Jetzt wäre mit dem Haushalt 2007/2008 und dem neuen Schulgesetz die Zeit gewesen, die verschiedenen und gemessen am Haushalt und an der Auf

gabe nach wie vor kleinen Finanzprogramme des Jugendministeriums und des Bildungsministeriums zu entbürokratisieren, aufzustocken und noch besser aufeinander abzustimmen. Ich weiß, dass im Jugendministerium eine Neuordnung der Finanzierungsrichtlinien stattgefunden hat. Hier wurden schon erste Schritte gemacht. Trotzdem ist es nach wie vor so, dass zum Beispiel nicht die Kommunen Anträge auf solche Programme des Ganztagsangebots stellen. Vielmehr müssen Vereine gefunden werden, die entweder beim Jugendministerium oder beim Kultusministerium anfragen. Es müssen umfassende Abstimmungen stattfinden. Die zu erhaltenen Beträge und das Abrechnungswesen sind in den letzten Jahren verschiedentlich kritisch diskutiert worden. Einiges wurde verbessert. Gemessen an den relativ kleinen Beträgen, um die es geht, ist es nach wie vor ein mühsames Geschäft, bei dem immer sehr viele Leute miteinander kooperieren müssen, damit es klappt. Wir hätten uns dies mit unserer Vorstellung von Schulautonomie sehr viel einfacher und entbürokratisierter vorgestellt.

(Beifall bei BÜNDNIS 90/DIE GRÜNEN)

Stattdessen haben wir noch Folgendes zu beobachten: Der allgemeine Jugendhilfeetat wurde im kommunalen Finanzausgleich, der doch eine relativ große Finanzspritze des Landes an die Kommunen ausmacht, entwidmet. Im Klartext heißt dies, dass es nicht mehr sichergestellt ist, dass dieses Geld vor Ort tatsächlich Kindern und Jugendlichen zugute kommt. Das hatten wir auch in den vergangenen Sitzungen schon beklagt. Auch auf diese Weise gibt es in der Ganztagsschule zunehmend Programme, für die die Eltern bezahlen müssen. Kinder aus armen Haushalten, die das Angebot am dringendsten brauchen, werden so ausgeschlossen. Dies ist nicht in unserem Sinne, das haben wir damals im Jahr 2000 mit diesem Beschluss so nicht gewollt. Das haben wir in unseren Debatten explizit ausgeschlossen. Ich denke, wir müssen in dieser Frage weiter wachsam sein. Es nützt nichts, jetzt nur zu sagen, was wir erreicht haben. Wir müssen mit den Kommunen zu Verabredungen darüber kommen, wie wir im Ganztagsschulprogramm in Zukunft eine soziale Spaltung ausschließen.

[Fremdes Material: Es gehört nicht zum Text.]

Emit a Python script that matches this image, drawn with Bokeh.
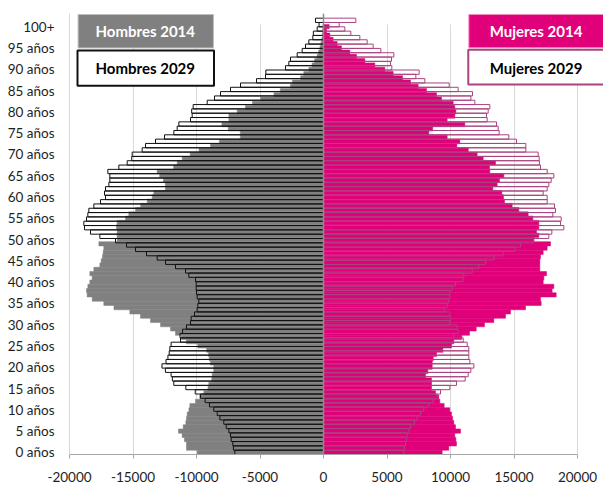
from bokeh.plotting import figure
from bokeh.models import Range1d, FixedTicker, BoxAnnotation, Label, Span
from bokeh.embed import file_html
from bokeh.resources import INLINE

ages = list(range(101))

hombres_2014 = [
    -9950, -10790, -10790, -10950, -11130, -11420, -11050, -10840, -10790, -10735,
    -10600, -10525, -10080, -9740, -9420, -9100, -9030, -8800, -8770, -8640,
    -8640, -8900, -9000, -9050, -9200, -9900, -10800, -11200, -11654, -12047,
    -12835, -13622, -14410, -15250, -16500, -17300, -18215, -18610, -18660, -18556,
    -18400, -18215, -18400, -18084, -17612, -17507, -17400, -17350, -17297, -17690,
    -16250, -16250, -16250, -16300, -16250, -15590, -15330, -14800, -14400, -13880,
    -13490, -13360, -12450, -12450, -12600, -12900, -13100, -11800, -11520, -11128,
    -10500, -9800, -8900, -8200, -6550, -6550, -7500, -8000, -7450, -7450,
    -6800, -6150, -5600, -4950, -3900, -3400, -2600, -2450, -1800, -1550,
    -1150, -900, -700, -500, -380, -280, -200, -130, -90, -60,
    -50,
]
hombres_2029 = [
    -6980, -7090, -7140, -7270, -7320, -7450, -7660, -7850, -8160, -8370,
    -8640, -8980, -9320, -9690, -10100, -10840, -11790, -11900, -12000, -12450,
    -12720, -12400, -12250, -12150, -12100, -12000, -11260, -11300, -11100, -10790,
    -10470, -10420, -10160, -9950, -9895, -9816, -9948, -10000, -10026, -10026,
    -10079, -10604, -10866, -11654, -12441, -13097, -13937, -14803, -15512, -16378,
    -17612, -18346, -18819, -18871, -18661, -18556, -18478, -18084, -17558, -17165,
    -17244, -17165, -16900, -16825, -16825, -16982, -16115, -15459, -15100, -15066,
    -14279, -14016, -13228, -12520, -11785, -11522, -11390, -10472, -10341, -10380,
    -10262, -9160, -8583, -8110, -7323, -6535, -5276, -4567, -4540, -2992,
    -2730, -2598, -2073, -1680, -1417, -1155, -840, -800, -500, -350,
    -630,
]
mujeres_2014 = [
    9343, 9868, 10472, 10420, 10341, 10787, 10393, 10262, 10157, 10079,
    9948, 9500, 9160, 9081, 8819, 8505, 8505, 8505, 8032, 8216,
    8557, 8557, 8636, 8898, 9396, 10079, 10262, 10893, 11496, 12021,
    12677, 13412, 14331, 14725, 15906, 17139, 17086, 18320, 18000, 18137,
    17296, 17349, 17559, 17034, 17034, 17034, 17086, 17296, 17612, 17874,
    16562, 16955, 16772, 16955, 16955, 16483, 16115, 15380, 14856, 14252,
    14173, 14042, 13333, 13675, 13858, 14200, 13097, 13071, 13543, 12572,
    12100, 11400, 10500, 10735, 9737, 8294, 8600, 11128, 9737, 10341,
    10420, 10341, 10210, 9291, 8898, 8110, 7454, 6850, 6221, 5486,
    4829, 4042, 3254, 2598, 2073, 1417, 1076, 760, 500, 236,
    446,
]
mujeres_2029 = [
    6320, 6378, 6456, 6535, 6587, 6719, 6850, 7165, 7375, 7638,
    7900, 8295, 8636, 8950, 9213, 9948, 10472, 11155, 11391, 11600,
    11838, 11522, 11443, 11443, 11443, 11312, 11000, 10262, 10604, 10525,
    9948, 10026, 9948, 9501, 9737, 9868, 9947, 9947, 10131, 10394,
    10970, 11050, 11706, 12231, 12756, 13412, 14147, 15066, 15512, 16562,
    17743, 17979, 18924, 18661, 18714, 18058, 18268, 18189, 17612, 17612,
    17296, 17612, 17743, 17926, 18137, 17612, 17086, 17000, 16982, 16903,
    15932, 15932, 15197, 14593, 13832, 13753, 13622, 12887, 12835, 12966,
    13097, 11917, 11602, 11733, 10603, 9895, 7979, 7270, 7533, 5380,
    5276, 5354, 5538, 4514, 3910, 3438, 2860, 2152, 1680, 1233,
    2546,
]

x_ticks = list(range(-20000, 20001, 5000))
y_ticks = list(range(0, 101, 5))
y_tick_labels = [f"{a} años" for a in y_ticks[:-1]] + ["100+"]
legend_names = ["Hombres 2014", "Hombres 2029", "Mujeres 2014", "Mujeres 2029"]

GRAY = "#808080"
MAGENTA = "#E0007A"
PURPLE = "#A8457F"
FONT = "Lato"

p = figure(width=603, height=489, output_backend="svg", toolbar_location=None,
           x_range=Range1d(-20000, 22046), y_range=Range1d(-0.5, 103.1),
           min_border_left=69, min_border_right=0, min_border_top=13,
           min_border_bottom=35)
p.extra_y_ranges = {"y2029": Range1d(-0.5, 101.58)}
p.outline_line_color = None
p.background_fill_color = "white"

# hide grid lines above the chart's top
p.add_layout(BoxAnnotation(bottom=100.5, fill_color="white", fill_alpha=1,
                           line_color=None, level="underlay"))

p.hbar(y=ages, left=hombres_2014, right=0, height=1.0, fill_color=GRAY,
       line_color=GRAY, line_width=0.5)
p.hbar(y=ages, left=0, right=mujeres_2014, height=1.0, fill_color=MAGENTA,
       line_color=MAGENTA, line_width=0.5)
p.hbar(y=ages, left=hombres_2029, right=0, height=1.0, fill_color=None,
       line_color="#111111", line_width=1, y_range_name="y2029")
p.hbar(y=ages, left=0, right=mujeres_2029, height=1.0, fill_color=None,
       line_color=PURPLE, line_width=1, y_range_name="y2029")

p.add_layout(Span(location=0, dimension="height", line_color="#8c8c8c", line_width=1.5))

# axes
p.xaxis.ticker = FixedTicker(ticks=x_ticks)
p.xaxis.major_label_overrides = {t: str(t) for t in x_ticks}
p.xaxis.bounds = (-20000, 20000)
p.yaxis.ticker = FixedTicker(ticks=y_ticks)
p.yaxis.major_label_overrides = dict(zip(y_ticks, y_tick_labels))
p.ygrid.visible = False
p.xgrid.grid_line_color = "#d9d9d9"
p.xgrid.grid_line_width = 1

for ax in (p.xaxis, p.yaxis):
    ax.major_label_text_font = FONT
    ax.major_label_text_font_size = "13.5px"
    ax.major_label_text_color = "#1e1e1e"
    ax.minor_tick_line_color = None
p.xaxis.axis_line_color = "#a6a6a6"
p.xaxis.major_tick_line_color = "#a6a6a6"
p.xaxis.major_tick_out = 4
p.xaxis.major_tick_in = 0
p.xaxis.major_label_standoff = 13
p.yaxis.axis_line_color = "#d9d9d9"
p.yaxis.major_tick_line_color = None
p.yaxis.major_tick_out = 0
p.yaxis.major_label_standoff = 15

# legend boxes
boxes = [
    (-19323, -8669, 102.86, 95.0, GRAY, "#bfbfbf", 1, "white", -14035, 98.9),
    (-19370, -8621, 94.4, 86.1, "white", "#111111", 2, "black", -14035, 90.2),
    (11445, 22100, 102.86, 95.05, MAGENTA, "#f08cc0", 1, "white", 16733, 98.9),
    (11398, 22100, 94.57, 86.4, "white", PURPLE, 2, "black", 16733, 90.2),
]
for name, (l, r, t, b, fc, lc, lw, tc, tx, ty) in zip(legend_names, boxes):
    p.add_layout(BoxAnnotation(left=l, right=r, top=t, bottom=b, fill_color=fc,
                               fill_alpha=1, line_color=lc, line_width=lw,
                               line_alpha=1))
    p.add_layout(Label(x=tx, y=ty, text=name, text_align="center",
                       text_baseline="middle", text_font=FONT,
                       text_font_style="bold", text_font_size="15px",
                       text_color=tc))

open("out.html", "w").write(file_html(p, INLINE))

(Beifall bei BÜNDNIS 90/DIE GRÜNEN)

Für die Fraktion der CDU erteile ich Herrn Abgeordneten Niclas Herbst das Wort.

(Angelika Birk)

Herr Präsident! Meine sehr verehrten Damen und Herren! Zunächst einmal möchte ich sagen, dass es immer leicht ist, mehr Mittel und mehr Ressourcen zu fordern, insbesondere wenn man weiß, dass diese Mittel überhaupt nicht da sind. Ich habe mehr Respekt vor den Menschen, die versuchen, mit dem, was da ist, etwas sinnvoll zu tun.